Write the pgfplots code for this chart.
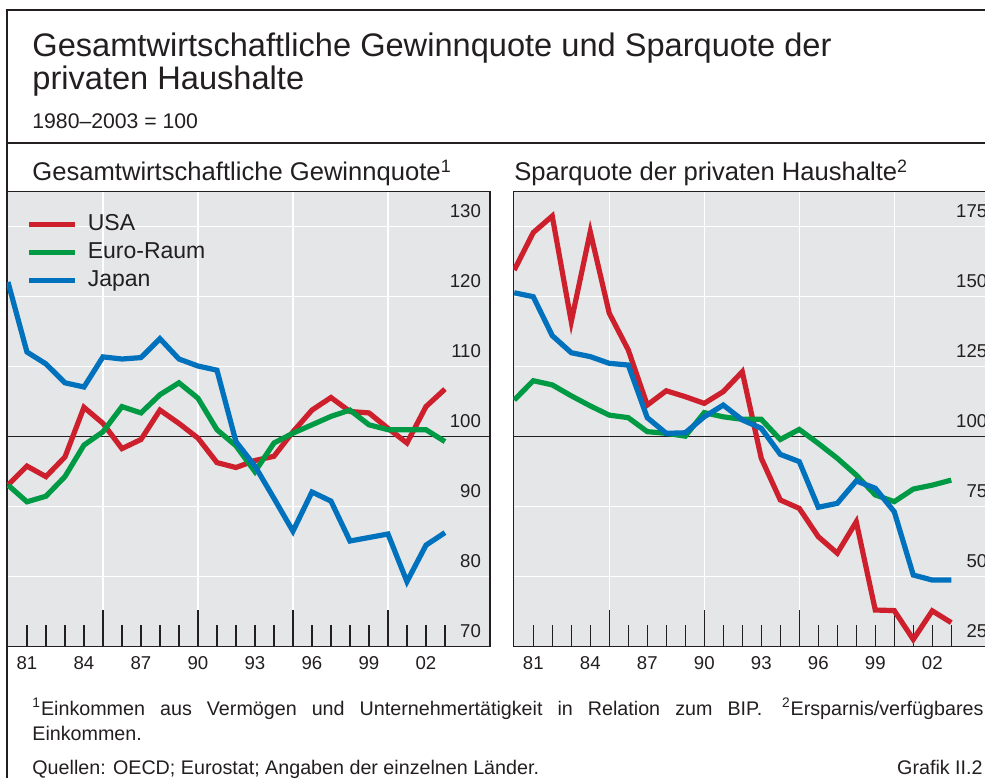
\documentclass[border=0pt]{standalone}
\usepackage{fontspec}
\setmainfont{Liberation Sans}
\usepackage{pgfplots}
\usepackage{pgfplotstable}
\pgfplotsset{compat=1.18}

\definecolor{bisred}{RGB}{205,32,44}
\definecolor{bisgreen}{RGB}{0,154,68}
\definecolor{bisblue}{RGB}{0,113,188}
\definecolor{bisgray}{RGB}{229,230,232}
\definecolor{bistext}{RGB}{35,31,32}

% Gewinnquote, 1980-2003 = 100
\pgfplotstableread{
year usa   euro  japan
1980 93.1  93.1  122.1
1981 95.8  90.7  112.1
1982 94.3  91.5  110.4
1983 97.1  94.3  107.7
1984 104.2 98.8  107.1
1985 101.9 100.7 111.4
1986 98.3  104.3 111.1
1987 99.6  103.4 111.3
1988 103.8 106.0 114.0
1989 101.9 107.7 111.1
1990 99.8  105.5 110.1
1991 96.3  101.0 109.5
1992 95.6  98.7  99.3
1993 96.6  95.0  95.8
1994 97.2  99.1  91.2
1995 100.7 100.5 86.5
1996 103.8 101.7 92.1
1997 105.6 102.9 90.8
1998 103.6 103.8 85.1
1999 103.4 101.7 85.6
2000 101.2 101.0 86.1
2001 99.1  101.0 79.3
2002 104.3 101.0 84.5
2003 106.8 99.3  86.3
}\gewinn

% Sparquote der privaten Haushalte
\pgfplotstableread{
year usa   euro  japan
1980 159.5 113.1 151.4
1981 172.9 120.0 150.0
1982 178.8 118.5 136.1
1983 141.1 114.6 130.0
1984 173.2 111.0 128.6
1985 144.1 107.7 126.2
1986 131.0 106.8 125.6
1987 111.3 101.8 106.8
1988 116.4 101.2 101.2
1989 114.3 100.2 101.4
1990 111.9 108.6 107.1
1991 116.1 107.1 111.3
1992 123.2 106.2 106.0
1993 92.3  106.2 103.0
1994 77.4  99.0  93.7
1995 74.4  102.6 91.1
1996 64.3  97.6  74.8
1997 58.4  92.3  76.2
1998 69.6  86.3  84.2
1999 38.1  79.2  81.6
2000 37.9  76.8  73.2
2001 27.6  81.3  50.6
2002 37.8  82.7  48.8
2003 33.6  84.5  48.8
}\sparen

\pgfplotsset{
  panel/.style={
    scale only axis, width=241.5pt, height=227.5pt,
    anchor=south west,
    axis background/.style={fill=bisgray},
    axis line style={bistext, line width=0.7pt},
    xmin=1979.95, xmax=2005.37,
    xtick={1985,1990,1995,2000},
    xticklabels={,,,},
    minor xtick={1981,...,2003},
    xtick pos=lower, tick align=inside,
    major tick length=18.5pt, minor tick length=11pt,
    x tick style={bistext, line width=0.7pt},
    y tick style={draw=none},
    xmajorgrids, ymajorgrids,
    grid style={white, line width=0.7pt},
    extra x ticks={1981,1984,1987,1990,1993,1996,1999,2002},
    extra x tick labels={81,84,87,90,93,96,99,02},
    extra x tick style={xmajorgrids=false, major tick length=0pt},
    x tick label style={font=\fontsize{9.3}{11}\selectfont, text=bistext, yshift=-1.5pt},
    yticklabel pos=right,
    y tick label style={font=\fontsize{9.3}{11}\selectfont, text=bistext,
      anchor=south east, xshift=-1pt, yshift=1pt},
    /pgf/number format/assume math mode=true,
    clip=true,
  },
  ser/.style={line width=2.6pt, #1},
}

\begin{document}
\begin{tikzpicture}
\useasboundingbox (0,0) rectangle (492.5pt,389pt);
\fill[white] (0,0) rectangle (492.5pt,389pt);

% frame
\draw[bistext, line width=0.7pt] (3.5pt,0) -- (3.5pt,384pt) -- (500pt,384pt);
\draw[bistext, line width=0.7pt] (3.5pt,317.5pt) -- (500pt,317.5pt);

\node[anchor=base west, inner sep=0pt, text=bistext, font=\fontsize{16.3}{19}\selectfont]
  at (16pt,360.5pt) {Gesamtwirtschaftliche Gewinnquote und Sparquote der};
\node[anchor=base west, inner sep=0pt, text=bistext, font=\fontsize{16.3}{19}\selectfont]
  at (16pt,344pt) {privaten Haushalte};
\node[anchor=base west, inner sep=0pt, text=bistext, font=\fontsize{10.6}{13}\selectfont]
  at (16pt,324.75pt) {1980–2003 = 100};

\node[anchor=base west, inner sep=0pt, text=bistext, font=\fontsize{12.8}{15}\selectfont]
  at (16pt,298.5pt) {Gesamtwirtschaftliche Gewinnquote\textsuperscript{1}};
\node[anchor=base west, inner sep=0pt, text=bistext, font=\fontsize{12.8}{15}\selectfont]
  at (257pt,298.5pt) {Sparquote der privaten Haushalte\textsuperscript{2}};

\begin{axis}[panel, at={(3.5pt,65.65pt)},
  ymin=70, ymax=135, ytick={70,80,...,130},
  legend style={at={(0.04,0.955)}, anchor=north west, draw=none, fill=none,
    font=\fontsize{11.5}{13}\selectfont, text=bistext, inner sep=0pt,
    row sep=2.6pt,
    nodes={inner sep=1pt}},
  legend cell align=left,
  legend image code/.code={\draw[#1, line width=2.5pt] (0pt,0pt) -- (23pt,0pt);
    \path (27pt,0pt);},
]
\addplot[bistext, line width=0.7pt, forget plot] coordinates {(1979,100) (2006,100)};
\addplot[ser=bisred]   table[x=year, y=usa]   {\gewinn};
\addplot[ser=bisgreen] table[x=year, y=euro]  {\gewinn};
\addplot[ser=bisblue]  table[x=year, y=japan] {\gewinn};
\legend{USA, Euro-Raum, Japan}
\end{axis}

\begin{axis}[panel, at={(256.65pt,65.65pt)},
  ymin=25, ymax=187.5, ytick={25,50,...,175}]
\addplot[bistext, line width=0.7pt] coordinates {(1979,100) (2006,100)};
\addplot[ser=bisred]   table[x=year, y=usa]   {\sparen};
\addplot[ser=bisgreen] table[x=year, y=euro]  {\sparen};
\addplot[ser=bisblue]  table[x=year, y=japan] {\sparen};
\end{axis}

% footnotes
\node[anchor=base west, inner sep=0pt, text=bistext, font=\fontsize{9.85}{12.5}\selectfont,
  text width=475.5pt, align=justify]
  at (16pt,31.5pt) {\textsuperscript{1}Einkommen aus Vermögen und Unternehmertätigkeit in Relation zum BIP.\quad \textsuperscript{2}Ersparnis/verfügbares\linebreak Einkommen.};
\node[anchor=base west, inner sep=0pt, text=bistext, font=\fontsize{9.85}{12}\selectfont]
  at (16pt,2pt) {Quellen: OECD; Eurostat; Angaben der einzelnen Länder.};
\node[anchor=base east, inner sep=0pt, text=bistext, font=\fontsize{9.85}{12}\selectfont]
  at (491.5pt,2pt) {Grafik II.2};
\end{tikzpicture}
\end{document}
○ ○ ○ ○ ○
● The exercise
Repeat the data above exactly, but not the pictures.

● Exercise answer
Write the pgfplots code for this chart.
\documentclass[border=0pt]{standalone}
\usepackage{fontspec}
\setmainfont{Liberation Sans}
\usepackage{pgfplots}
\usepackage{pgfplotstable}
\pgfplotsset{compat=1.18}

\definecolor{bisred}{RGB}{205,32,44}
\definecolor{bisgreen}{RGB}{0,154,68}
\definecolor{bisblue}{RGB}{0,113,188}
\definecolor{bisgray}{RGB}{229,230,232}
\definecolor{bistext}{RGB}{35,31,32}

% Gewinnquote, 1980-2003 = 100
\pgfplotstableread{
year usa   euro  japan
1980 93.1  93.1  122.1
1981 95.8  90.7  112.1
1982 94.3  91.5  110.4
1983 97.1  94.3  107.7
1984 104.2 98.8  107.1
1985 101.9 100.7 111.4
1986 98.3  104.3 111.1
1987 99.6  103.4 111.3
1988 103.8 106.0 114.0
1989 101.9 107.7 111.1
1990 99.8  105.5 110.1
1991 96.3  101.0 109.5
1992 95.6  98.7  99.3
1993 96.6  95.0  95.8
1994 97.2  99.1  91.2
1995 100.7 100.5 86.5
1996 103.8 101.7 92.1
1997 105.6 102.9 90.8
1998 103.6 103.8 85.1
1999 103.4 101.7 85.6
2000 101.2 101.0 86.1
2001 99.1  101.0 79.3
2002 104.3 101.0 84.5
2003 106.8 99.3  86.3
}\gewinn

% Sparquote der privaten Haushalte
\pgfplotstableread{
year usa   euro  japan
1980 159.5 113.1 151.4
1981 172.9 120.0 150.0
1982 178.8 118.5 136.1
1983 141.1 114.6 130.0
1984 173.2 111.0 128.6
1985 144.1 107.7 126.2
1986 131.0 106.8 125.6
1987 111.3 101.8 106.8
1988 116.4 101.2 101.2
1989 114.3 100.2 101.4
1990 111.9 108.6 107.1
1991 116.1 107.1 111.3
1992 123.2 106.2 106.0
1993 92.3  106.2 103.0
1994 77.4  99.0  93.7
1995 74.4  102.6 91.1
1996 64.3  97.6  74.8
1997 58.4  92.3  76.2
1998 69.6  86.3  84.2
1999 38.1  79.2  81.6
2000 37.9  76.8  73.2
2001 27.6  81.3  50.6
2002 37.8  82.7  48.8
2003 33.6  84.5  48.8
}\sparen

\pgfplotsset{
  panel/.style={
    scale only axis, width=241.5pt, height=227.5pt,
    anchor=south west,
    axis background/.style={fill=bisgray},
    axis line style={bistext, line width=0.7pt},
    xmin=1979.95, xmax=2005.37,
    xtick={1985,1990,1995,2000},
    xticklabels={,,,},
    minor xtick={1981,...,2003},
    xtick pos=lower, tick align=inside,
    major tick length=18.5pt, minor tick length=11pt,
    x tick style={bistext, line width=0.7pt},
    y tick style={draw=none},
    xmajorgrids, ymajorgrids,
    grid style={white, line width=0.7pt},
    extra x ticks={1981,1984,1987,1990,1993,1996,1999,2002},
    extra x tick labels={81,84,87,90,93,96,99,02},
    extra x tick style={xmajorgrids=false, major tick length=0pt},
    x tick label style={font=\fontsize{9.3}{11}\selectfont, text=bistext, yshift=-1.5pt},
    yticklabel pos=right,
    y tick label style={font=\fontsize{9.3}{11}\selectfont, text=bistext,
      anchor=south east, xshift=-1pt, yshift=1pt},
    /pgf/number format/assume math mode=true,
    clip=true,
  },
  ser/.style={line width=2.6pt, #1},
}

\begin{document}
\begin{tikzpicture}
\useasboundingbox (0,0) rectangle (492.5pt,389pt);
\fill[white] (0,0) rectangle (492.5pt,389pt);

% frame
\draw[bistext, line width=0.7pt] (3.5pt,0) -- (3.5pt,384pt) -- (500pt,384pt);
\draw[bistext, line width=0.7pt] (3.5pt,317.5pt) -- (500pt,317.5pt);

\node[anchor=base west, inner sep=0pt, text=bistext, font=\fontsize{16.3}{19}\selectfont]
  at (16pt,360.5pt) {Gesamtwirtschaftliche Gewinnquote und Sparquote der};
\node[anchor=base west, inner sep=0pt, text=bistext, font=\fontsize{16.3}{19}\selectfont]
  at (16pt,344pt) {privaten Haushalte};
\node[anchor=base west, inner sep=0pt, text=bistext, font=\fontsize{10.6}{13}\selectfont]
  at (16pt,324.75pt) {1980–2003 = 100};

\node[anchor=base west, inner sep=0pt, text=bistext, font=\fontsize{12.8}{15}\selectfont]
  at (16pt,298.5pt) {Gesamtwirtschaftliche Gewinnquote\textsuperscript{1}};
\node[anchor=base west, inner sep=0pt, text=bistext, font=\fontsize{12.8}{15}\selectfont]
  at (257pt,298.5pt) {Sparquote der privaten Haushalte\textsuperscript{2}};

\begin{axis}[panel, at={(3.5pt,65.65pt)},
  ymin=70, ymax=135, ytick={70,80,...,130},
  legend style={at={(0.04,0.955)}, anchor=north west, draw=none, fill=none,
    font=\fontsize{11.5}{13}\selectfont, text=bistext, inner sep=0pt,
    row sep=2.6pt,
    nodes={inner sep=1pt}},
  legend cell align=left,
  legend image code/.code={\draw[#1, line width=2.5pt] (0pt,0pt) -- (23pt,0pt);
    \path (27pt,0pt);},
]
\addplot[bistext, line width=0.7pt, forget plot] coordinates {(1979,100) (2006,100)};
\addplot[ser=bisred]   table[x=year, y=usa]   {\gewinn};
\addplot[ser=bisgreen] table[x=year, y=euro]  {\gewinn};
\addplot[ser=bisblue]  table[x=year, y=japan] {\gewinn};
\legend{USA, Euro-Raum, Japan}
\end{axis}

\begin{axis}[panel, at={(256.65pt,65.65pt)},
  ymin=25, ymax=187.5, ytick={25,50,...,175}]
\addplot[bistext, line width=0.7pt] coordinates {(1979,100) (2006,100)};
\addplot[ser=bisred]   table[x=year, y=usa]   {\sparen};
\addplot[ser=bisgreen] table[x=year, y=euro]  {\sparen};
\addplot[ser=bisblue]  table[x=year, y=japan] {\sparen};
\end{axis}

% footnotes
\node[anchor=base west, inner sep=0pt, text=bistext, font=\fontsize{9.85}{12.5}\selectfont,
  text width=475.5pt, align=justify]
  at (16pt,31.5pt) {\textsuperscript{1}Einkommen aus Vermögen und Unternehmertätigkeit in Relation zum BIP.\quad \textsuperscript{2}Ersparnis/verfügbares\linebreak Einkommen.};
\node[anchor=base west, inner sep=0pt, text=bistext, font=\fontsize{9.85}{12}\selectfont]
  at (16pt,2pt) {Quellen: OECD; Eurostat; Angaben der einzelnen Länder.};
\node[anchor=base east, inner sep=0pt, text=bistext, font=\fontsize{9.85}{12}\selectfont]
  at (491.5pt,2pt) {Grafik II.2};
\end{tikzpicture}
\end{document}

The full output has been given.